Ludwig Maurer (1789-1878), a famous German violinist, played in the orchestra at Riga in his early days, and after touring abroad and in Russia settled in St. Petersburg about 1820, where he was appointed leader of the orchestra at the French theatre in 1835. Ten years later he returned to Germany and gave many concerts in Western Europe; but in 1851 he went back to St. Petersburg as Inspector-General of all the State theatrical orchestras. Maurer is best known by his instrumental compositions, especially his Concertos for four violins and orchestra, but he wrote music for several popular vaudevilles with Russian text, and co-operated occasionally with Verstovsky and Alabiev.
The brothers Alexis and Sergius Titov were types of the distinguished amateurs who played such an important part in the musical life of Russia during the first half of the last century. Alexis (d. 1827) was the father of that Nicholas Titov often called “the ancestor of Russian song.” He served in the Cavalry Guards and rose to the rank of Major-General. An admirable violinist, he was also a voluminous composer. Stassov gives a list of at least fourteen operas, melodramas, and other musical works for the stage, many of which were written to French words. His younger brother Sergius (b. 1770) is supposed to have supplied music to The Forced Marriage, text by Plestcheiev (1789), La VeillÉe des Paysans (1809), Credulity (1812), and, in co-operation with Bluhm, Christmas Festivals of Old (1813). It is probable that he had a hand in the long list of works attributed to his brother Alexis, and most of the Russian musical historians seem puzzled to decide how to apportion to each of the brothers his due share of creative activity.

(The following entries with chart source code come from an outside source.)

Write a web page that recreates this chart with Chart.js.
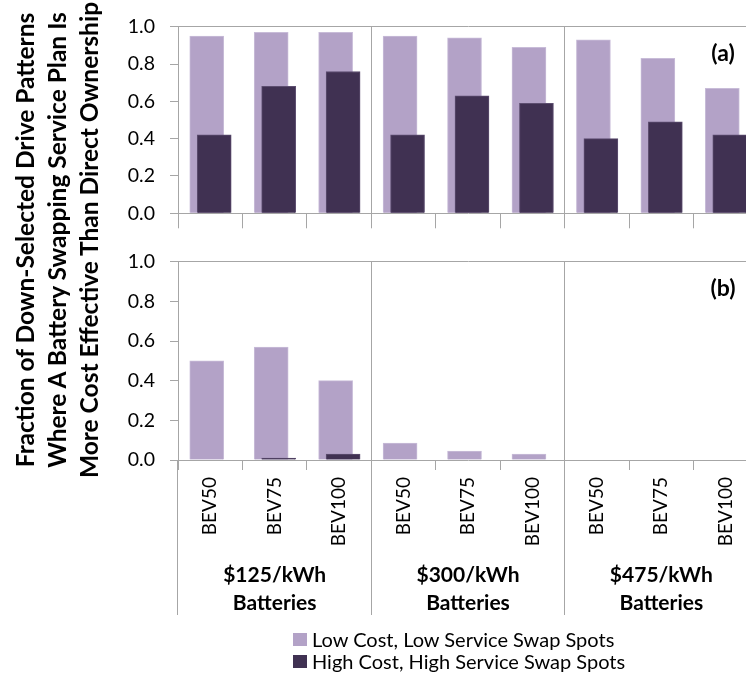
<!DOCTYPE html>
<html>
<head>
<meta charset="utf-8">
<script src="https://cdn.jsdelivr.net/npm/chart.js@4/dist/chart.umd.min.js"></script>
<style>
  html, body { margin: 0; padding: 0; background: #fff; overflow: hidden; width: 746px; height: 680px; }
  #page { position: relative; width: 746px; height: 680px; overflow: hidden; font-family: Lato, "Open Sans", sans-serif; }
  #boxA { position: absolute; left: 0; top: 0; }
  #boxB { position: absolute; left: 0; top: 235px; }
  #ytitle {
    position: absolute; left: -183px; top: 192px; width: 480px; height: 96px;
    transform: rotate(-90deg); transform-origin: 50% 50%;
    text-align: center; font-weight: bold; font-size: 24.5px; line-height: 32px; color: #000;
    white-space: nowrap;
  }
  #legend { position: absolute; left: 293px; top: 628px; font-size: 20px; color: #000; }
  #legend .row { display: flex; align-items: center; height: 22px; white-space: nowrap; }
  #legend .sw { width: 14px; height: 13px; margin-right: 5px; }
</style>
</head>
<body>
<div id="page">
  <canvas id="boxA" width="760" height="240"></canvas>
  <canvas id="boxB" width="760" height="445"></canvas>
  <div id="ytitle">Fraction of Down-Selected Drive Patterns<br>Where A Battery Swapping Service Plan Is<br>More Cost Effective Than Direct Ownership</div>
  <div id="legend"></div>
</div>
<script>
// categories and groups
const categories = ['BEV50', 'BEV75', 'BEV100', 'BEV50', 'BEV75', 'BEV100', 'BEV50', 'BEV75', 'BEV100'];
const batteryGroups = [['$125/kWh', 'Batteries'], ['$300/kWh', 'Batteries'], ['$475/kWh', 'Batteries']];
const seriesNames = ['Low Cost, Low Service Swap Spots', 'High Cost, High Service Swap Spots'];
const yTicks = [0, 0.2, 0.4, 0.6, 0.8, 1.0];

// panel (a)
const lowServiceA = [0.95, 0.97, 0.97, 0.95, 0.94, 0.89, 0.93, 0.83, 0.67];
const highServiceA = [0.42, 0.68, 0.76, 0.42, 0.63, 0.59, 0.40, 0.49, 0.42];
// panel (b)
const lowServiceB = [0.50, 0.57, 0.40, 0.085, 0.045, 0.03, 0, 0, 0];
const highServiceB = [0, 0.01, 0.03, 0, 0, 0, 0, 0, 0];

const LIGHT = '#b3a2c7';
const DARK = '#403152';
const AXIS = '#a6a6a6';

Chart.defaults.font.family = 'Lato, "Open Sans", sans-serif';
Chart.defaults.color = '#000';

// excel-like overlap: the two series sit slightly left / right of the category centre
const lowShift = -0.054;
const highShift = 0.062;

var toPoints = (values) => values.map((v, i) => ({ x: i, y: v }));

var hiddenIndexAxis = (shift) => {
    return { type: 'linear', display: false, offset: false, min: -0.5 - shift, max: categories.length - 0.5 - shift };
}

var panelTag = {
    id: 'panelTag',
    afterDraw(chart, args, opts) {
        const { ctx, chartArea } = chart;
        ctx.save();
        ctx.font = 'bold 23px Lato, "Open Sans", sans-serif';
        ctx.fillStyle = '#000';
        ctx.textAlign = 'center';
        ctx.textBaseline = 'middle';
        ctx.fillText(opts.text, chartArea.right - 35, chartArea.top + 27);
        ctx.restore();
    }
};

var buildChart = (id, low, high, tag, withLabels) => {
    const scales = {
        x: {
            type: 'category',
            offset: true,
            border: { color: AXIS },
            grid: {
                offset: true,
                color: (c) => (c.index % 3 === 0 ? AXIS : 'transparent'),
                tickColor: AXIS,
                tickLength: withLabels ? 10 : 15
            },
            ticks: withLabels
                ? { minRotation: 90, maxRotation: 90, padding: 7, autoSkip: false, font: { size: 19 } }
                : { display: false },
            afterFit: (s) => { s.height = withLabels ? 220 : 18; }
        },
        xLow: hiddenIndexAxis(lowShift),
        xHigh: hiddenIndexAxis(highShift),
        y: {
            min: 0,
            max: 1,
            border: { color: AXIS },
            grid: {
                color: (c) => (c.tick && Math.abs(c.tick.value - 1) < 1e-9 ? AXIS : 'transparent'),
                tickColor: AXIS,
                tickLength: 8
            },
            afterBuildTicks: (s) => { s.ticks = yTicks.map((v) => ({ value: v })); },
            ticks: {
                padding: 15,
                font: { size: 19.5 },
                callback: (value) => Number(value).toFixed(1)
            },
            afterFit: (s) => { s.width = 178; }
        }
    };
    if (withLabels) {
        scales.xGroup = {
            type: 'category',
            labels: batteryGroups,
            position: { y: 0 },
            offset: true,
            border: { display: false },
            grid: { offset: true, drawOnChartArea: false, tickLength: 155, tickColor: AXIS },
            ticks: { padding: -54, maxRotation: 0, autoSkip: false, font: { size: 21, weight: 'bold', lineHeight: 1.33 } }
        };
    }
    return new Chart(document.getElementById(id), {
        type: 'bar',
        data: {
            labels: categories,
            datasets: [{
                label: seriesNames[0],
                data: toPoints(low),
                xAxisID: 'xLow',
                backgroundColor: LIGHT,
                borderColor: '#c8bcd8',
                borderWidth: 1,
                barThickness: 34,
                grouped: false,
                order: 2
            }, {
                label: seriesNames[1],
                data: toPoints(high),
                xAxisID: 'xHigh',
                backgroundColor: DARK,
                borderColor: '#5d4e70',
                borderWidth: 1,
                barThickness: 34,
                grouped: false,
                order: 1
            }]
        },
        options: {
            responsive: false,
            animation: false,
            layout: { padding: { top: withLabels ? 18 : 16, right: 2, left: 0, bottom: 0 } },
            plugins: {
                legend: { display: false },
                tooltip: { enabled: false },
                panelTag: { text: tag }
            },
            scales: scales
        },
        plugins: [panelTag]
    });
}

buildChart('boxA', lowServiceA, highServiceA, '(a)', false);
buildChart('boxB', lowServiceB, highServiceB, '(b)', true);

// legend
var legendEl = document.getElementById('legend');
[LIGHT, DARK].forEach((col, i) => {
    const row = document.createElement('div');
    row.className = 'row';
    const sw = document.createElement('span');
    sw.className = 'sw';
    sw.style.background = col;
    const txt = document.createElement('span');
    txt.textContent = seriesNames[i];
    row.appendChild(sw);
    row.appendChild(txt);
    legendEl.appendChild(row);
});
</script>
</body>
</html>
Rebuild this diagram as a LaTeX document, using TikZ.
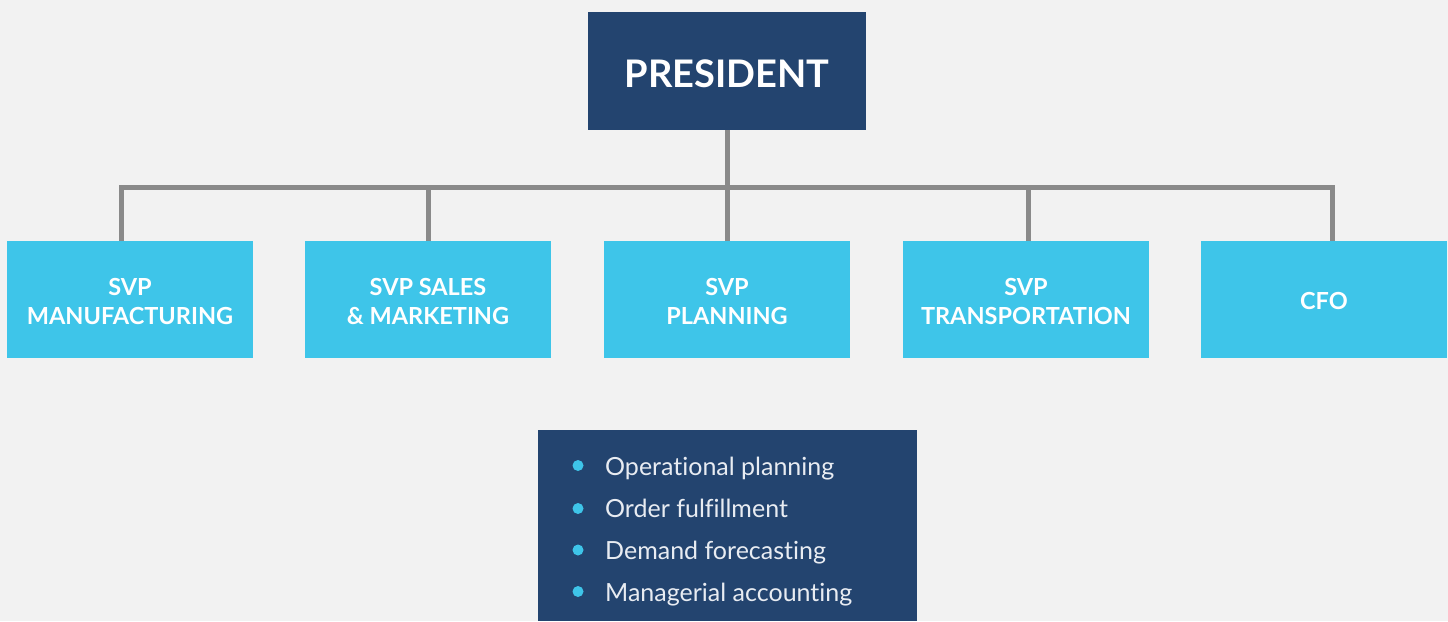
\documentclass[tikz,border=0pt]{standalone}
\usepackage{fontspec}
\setmainfont{Lato}[Ligatures={NoCommon,NoContextual}]
\definecolor{bgc}{HTML}{F2F2F2}
\definecolor{navy}{HTML}{23446F}
\definecolor{sky}{HTML}{3EC5E9}
\definecolor{linec}{HTML}{8A8A8A}
\definecolor{itemtext}{HTML}{E8ECF2}
\tikzset{
  presbox/.style={fill=navy, text=white, inner sep=0pt, minimum width=278pt, minimum height=118pt, font=\bfseries\fontsize{38}{40}\selectfont},
  childbox/.style={fill=sky, text=white, inner sep=0pt, minimum width=246pt, minimum height=117pt, align=center, font=\bfseries\fontsize{23.5}{29}\selectfont},
  childtext/.style={text=white, inner sep=0pt, align=center, font=\bfseries\fontsize{23.5}{29}\selectfont},
  listbox/.style={fill=navy, inner sep=0pt, minimum width=379pt, minimum height=191pt, anchor=north west},
  conn/.style={draw=linec, line width=5pt},
  dotb/.style={circle, fill=sky, inner sep=0pt, minimum size=11pt},
  itemt/.style={anchor=base west, inner sep=0pt, text=itemtext, font=\fontsize{25}{28}\selectfont}
}
\begin{document}
\begin{tikzpicture}[x=1pt,y=-1pt]
\fill[bgc] (0,0) rectangle (1448,621);
\useasboundingbox (0,0) rectangle (1448,621);

\coordinate (bar) at (727,187.5);

\node[presbox] (pres) at (727,71) {};
\node[text=white, inner sep=0pt, font=\bfseries\fontsize{38}{40}\selectfont] (prestext) at (727,74) {PRESIDENT};

\node[childbox] (c1) at (130,299.5) {};
\node[childbox] (c2) at (428,299.5) {};
\node[childbox] (c3) at (727,299.5) {};
\node[childbox] (c4) at (1026,299.5) {};
\node[childbox] (c5) at (1324,299.5) {};
\node[childtext] (c1t) at (130,302) {SVP\\MANUFACTURING};
\node[childtext] (c2t) at (428,302) {SVP SALES\\\& MARKETING};
\node[childtext] (c3t) at (727,302) {SVP\\PLANNING};
\node[childtext] (c4t) at (1026,302) {SVP\\TRANSPORTATION};
\node[childtext] (c5t) at (1324,301) {CFO};

\draw[conn] ([xshift=-8.5pt]c1.north) -- ([xshift=-8.5pt]c1.north |- bar) -- ([xshift=8pt]c5.north |- bar) -- ([xshift=8pt]c5.north);
\draw[conn] (c2.north) -- (c2.north |- bar);
\draw[conn] ([xshift=2pt]c4.north) -- ([xshift=2pt]c4.north |- bar);
\draw[conn] (pres.south) -- (c3.north);

\node[listbox] (list) at (538,430) {};
\node[dotb] (d1) at (578,465.5) {};
\node[dotb] (d2) at (578,508.5) {};
\node[dotb] (d3) at (578,550) {};
\node[dotb] (d4) at (578,591.5) {};
\node[itemt] (t1) at (605,475.5) {Operational planning};
\node[itemt] (t2) at (605,517.5) {Order fulfillment};
\node[itemt] (t3) at (605,559.5) {Demand forecasting};
\node[itemt] (t4) at (605,601.5) {Managerial accounting};
\end{tikzpicture}
\end{document}
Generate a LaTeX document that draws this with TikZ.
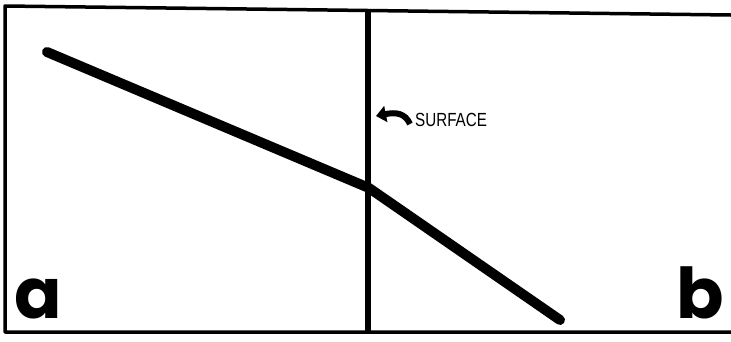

A composer belonging to this period is known by name even beyond the Russian frontiers, owing to the great popularity of one of his songs, “The Nightingale.” Alexander Alexandrovich Alabiev was born at Moscow, August 4th, 1787[12] (O.S.). He entered the military service and, becoming acquainted with Verstovsky, co-operated in several of his vaudevilles. For some breach of discipline Alabiev was exiled for a time to Tobolsk. Inspired by the success of Cavos’s semi-national operas, Alabiev attempted a Russian fairy opera entitled A Moonlight Night or the DomovoÏ. The opera was produced in St. Petersburg and Moscow, but did not long hold a place in the repertory of either theatre. He next attempted music to scenes from Poushkin’s poem The Prisoner in the Caucasus, a naÏve work in which the influence of Bellini obscures the faint national and Eastern colour which the atmosphere of the work imperatively demands. Alabiev, after his return from Siberia, settled in Moscow, where he died February 22nd, 1851 (O.S.).